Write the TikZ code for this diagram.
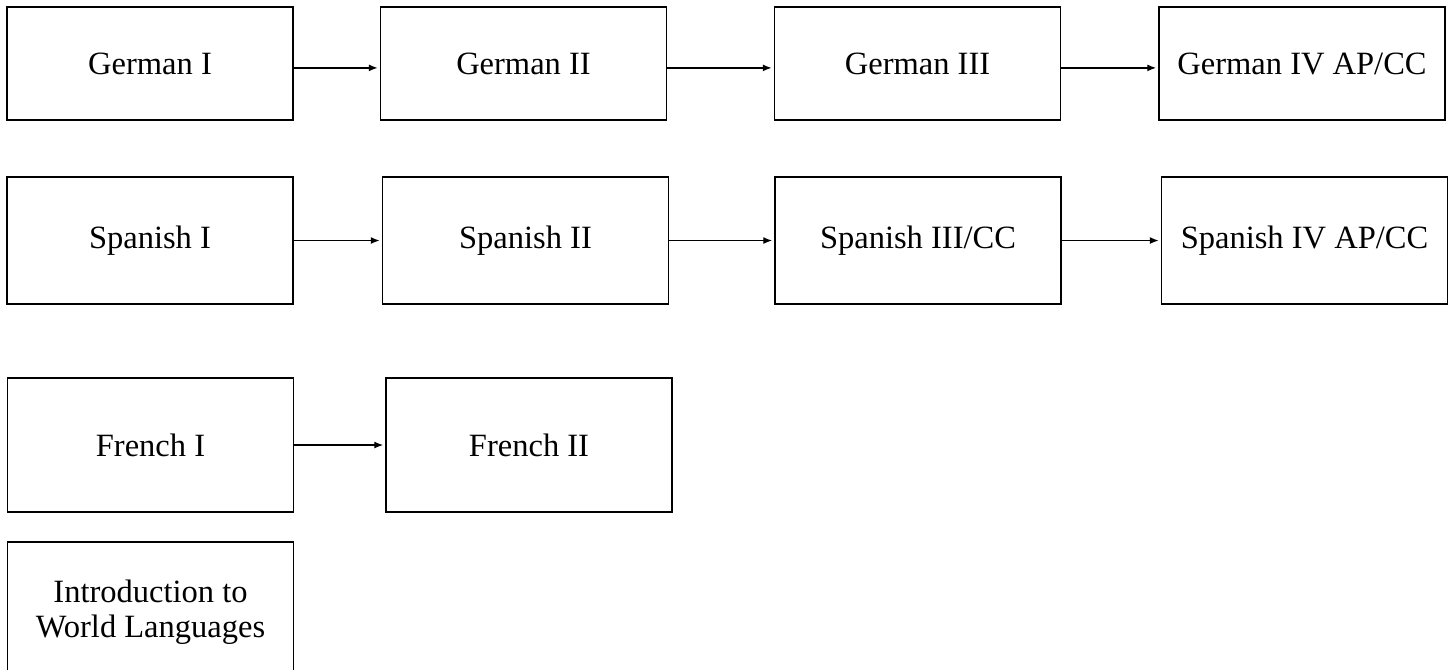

────

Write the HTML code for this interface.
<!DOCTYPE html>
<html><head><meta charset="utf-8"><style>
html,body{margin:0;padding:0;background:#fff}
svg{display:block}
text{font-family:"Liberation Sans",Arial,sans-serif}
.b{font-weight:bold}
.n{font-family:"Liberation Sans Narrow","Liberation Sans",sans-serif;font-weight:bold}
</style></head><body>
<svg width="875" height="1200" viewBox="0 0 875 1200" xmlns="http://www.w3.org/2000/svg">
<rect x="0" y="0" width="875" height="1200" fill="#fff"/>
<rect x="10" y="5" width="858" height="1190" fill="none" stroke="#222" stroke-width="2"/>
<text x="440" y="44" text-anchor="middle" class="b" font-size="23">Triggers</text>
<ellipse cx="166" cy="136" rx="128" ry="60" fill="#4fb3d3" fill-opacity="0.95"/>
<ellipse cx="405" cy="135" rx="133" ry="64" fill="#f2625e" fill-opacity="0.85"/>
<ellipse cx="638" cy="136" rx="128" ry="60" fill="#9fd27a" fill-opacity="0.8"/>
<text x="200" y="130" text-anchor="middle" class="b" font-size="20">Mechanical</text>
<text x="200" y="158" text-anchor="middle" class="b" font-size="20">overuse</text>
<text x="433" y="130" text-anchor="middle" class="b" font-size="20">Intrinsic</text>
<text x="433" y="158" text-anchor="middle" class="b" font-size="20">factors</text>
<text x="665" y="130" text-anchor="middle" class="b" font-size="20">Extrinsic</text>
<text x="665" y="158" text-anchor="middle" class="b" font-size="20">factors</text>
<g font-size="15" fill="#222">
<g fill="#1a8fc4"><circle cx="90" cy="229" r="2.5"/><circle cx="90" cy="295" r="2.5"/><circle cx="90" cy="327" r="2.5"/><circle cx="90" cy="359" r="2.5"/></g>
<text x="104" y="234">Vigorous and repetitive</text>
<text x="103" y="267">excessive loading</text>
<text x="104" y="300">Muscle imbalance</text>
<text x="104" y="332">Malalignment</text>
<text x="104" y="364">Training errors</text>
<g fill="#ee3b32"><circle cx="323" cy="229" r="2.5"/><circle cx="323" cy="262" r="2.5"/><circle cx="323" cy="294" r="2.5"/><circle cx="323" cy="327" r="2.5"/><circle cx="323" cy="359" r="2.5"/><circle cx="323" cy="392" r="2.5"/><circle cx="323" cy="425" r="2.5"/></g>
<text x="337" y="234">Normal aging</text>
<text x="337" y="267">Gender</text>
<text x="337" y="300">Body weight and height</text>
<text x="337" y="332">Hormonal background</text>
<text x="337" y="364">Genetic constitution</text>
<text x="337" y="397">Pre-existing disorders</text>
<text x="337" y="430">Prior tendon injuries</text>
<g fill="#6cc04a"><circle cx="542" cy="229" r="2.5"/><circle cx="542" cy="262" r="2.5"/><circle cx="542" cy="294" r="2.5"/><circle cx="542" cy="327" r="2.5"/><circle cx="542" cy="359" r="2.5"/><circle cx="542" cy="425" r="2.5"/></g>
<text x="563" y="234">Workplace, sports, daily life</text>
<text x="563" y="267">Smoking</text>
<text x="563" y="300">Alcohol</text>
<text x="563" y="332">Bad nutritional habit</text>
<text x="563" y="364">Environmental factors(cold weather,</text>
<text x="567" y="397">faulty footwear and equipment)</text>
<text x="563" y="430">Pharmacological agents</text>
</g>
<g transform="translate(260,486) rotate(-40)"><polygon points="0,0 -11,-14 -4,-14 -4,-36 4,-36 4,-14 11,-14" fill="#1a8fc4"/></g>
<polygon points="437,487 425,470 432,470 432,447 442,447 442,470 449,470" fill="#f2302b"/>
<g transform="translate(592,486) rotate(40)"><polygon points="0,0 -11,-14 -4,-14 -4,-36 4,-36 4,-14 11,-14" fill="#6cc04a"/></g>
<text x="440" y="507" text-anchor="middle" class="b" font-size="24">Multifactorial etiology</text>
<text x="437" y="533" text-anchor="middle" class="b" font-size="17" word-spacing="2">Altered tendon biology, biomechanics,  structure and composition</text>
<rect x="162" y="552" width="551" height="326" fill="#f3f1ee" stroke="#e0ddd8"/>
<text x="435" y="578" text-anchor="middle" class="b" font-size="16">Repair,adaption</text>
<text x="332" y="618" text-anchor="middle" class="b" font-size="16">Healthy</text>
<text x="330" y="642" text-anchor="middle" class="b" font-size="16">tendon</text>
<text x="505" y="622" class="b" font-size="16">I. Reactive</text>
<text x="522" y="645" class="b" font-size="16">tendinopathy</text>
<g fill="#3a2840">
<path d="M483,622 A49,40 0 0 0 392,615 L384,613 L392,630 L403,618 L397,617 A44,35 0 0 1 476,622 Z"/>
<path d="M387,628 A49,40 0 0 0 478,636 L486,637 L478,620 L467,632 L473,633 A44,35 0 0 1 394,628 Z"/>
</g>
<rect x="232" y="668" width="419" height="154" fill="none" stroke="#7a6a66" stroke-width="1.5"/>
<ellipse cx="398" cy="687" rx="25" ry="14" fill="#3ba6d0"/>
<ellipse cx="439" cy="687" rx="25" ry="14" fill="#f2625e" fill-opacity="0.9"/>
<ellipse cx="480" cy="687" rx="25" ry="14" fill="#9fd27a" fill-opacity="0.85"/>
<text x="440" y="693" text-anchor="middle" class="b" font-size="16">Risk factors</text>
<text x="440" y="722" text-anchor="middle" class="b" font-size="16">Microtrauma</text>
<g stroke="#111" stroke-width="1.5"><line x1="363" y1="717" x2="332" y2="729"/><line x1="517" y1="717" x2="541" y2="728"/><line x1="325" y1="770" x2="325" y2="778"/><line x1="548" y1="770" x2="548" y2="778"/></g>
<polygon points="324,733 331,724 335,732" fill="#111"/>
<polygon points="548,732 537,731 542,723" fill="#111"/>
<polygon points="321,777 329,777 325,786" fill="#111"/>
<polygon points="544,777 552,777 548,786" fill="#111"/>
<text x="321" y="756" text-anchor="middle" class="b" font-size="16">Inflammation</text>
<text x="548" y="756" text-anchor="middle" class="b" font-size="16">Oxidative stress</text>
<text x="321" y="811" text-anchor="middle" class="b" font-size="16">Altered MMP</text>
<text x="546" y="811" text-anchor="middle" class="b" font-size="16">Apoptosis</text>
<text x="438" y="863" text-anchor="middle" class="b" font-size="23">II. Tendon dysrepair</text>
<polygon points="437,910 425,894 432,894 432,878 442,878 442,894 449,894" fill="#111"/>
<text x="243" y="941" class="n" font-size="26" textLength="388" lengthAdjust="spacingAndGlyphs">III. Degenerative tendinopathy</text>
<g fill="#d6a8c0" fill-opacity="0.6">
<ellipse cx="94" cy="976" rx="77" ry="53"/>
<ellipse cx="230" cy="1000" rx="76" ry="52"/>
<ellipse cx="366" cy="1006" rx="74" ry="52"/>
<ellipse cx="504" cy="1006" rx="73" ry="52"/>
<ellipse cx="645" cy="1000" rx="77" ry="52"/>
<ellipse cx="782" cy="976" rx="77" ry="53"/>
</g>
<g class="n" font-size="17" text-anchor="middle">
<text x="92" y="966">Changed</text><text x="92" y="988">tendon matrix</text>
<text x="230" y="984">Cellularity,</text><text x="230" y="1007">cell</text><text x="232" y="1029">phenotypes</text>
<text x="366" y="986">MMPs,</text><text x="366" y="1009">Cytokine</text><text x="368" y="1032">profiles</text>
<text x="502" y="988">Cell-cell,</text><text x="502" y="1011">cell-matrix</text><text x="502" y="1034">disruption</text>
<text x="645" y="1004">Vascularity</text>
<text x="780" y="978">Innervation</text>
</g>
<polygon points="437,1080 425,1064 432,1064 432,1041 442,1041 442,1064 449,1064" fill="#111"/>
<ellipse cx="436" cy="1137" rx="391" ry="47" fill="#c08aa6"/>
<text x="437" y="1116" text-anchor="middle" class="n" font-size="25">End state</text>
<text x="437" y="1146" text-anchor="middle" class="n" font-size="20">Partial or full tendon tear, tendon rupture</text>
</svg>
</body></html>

────

What you are asked to do:
Collect the lines of the data that carry the word "Write".

Answer for the task:
Write the TikZ code for this diagram.
Write the HTML code for this interface.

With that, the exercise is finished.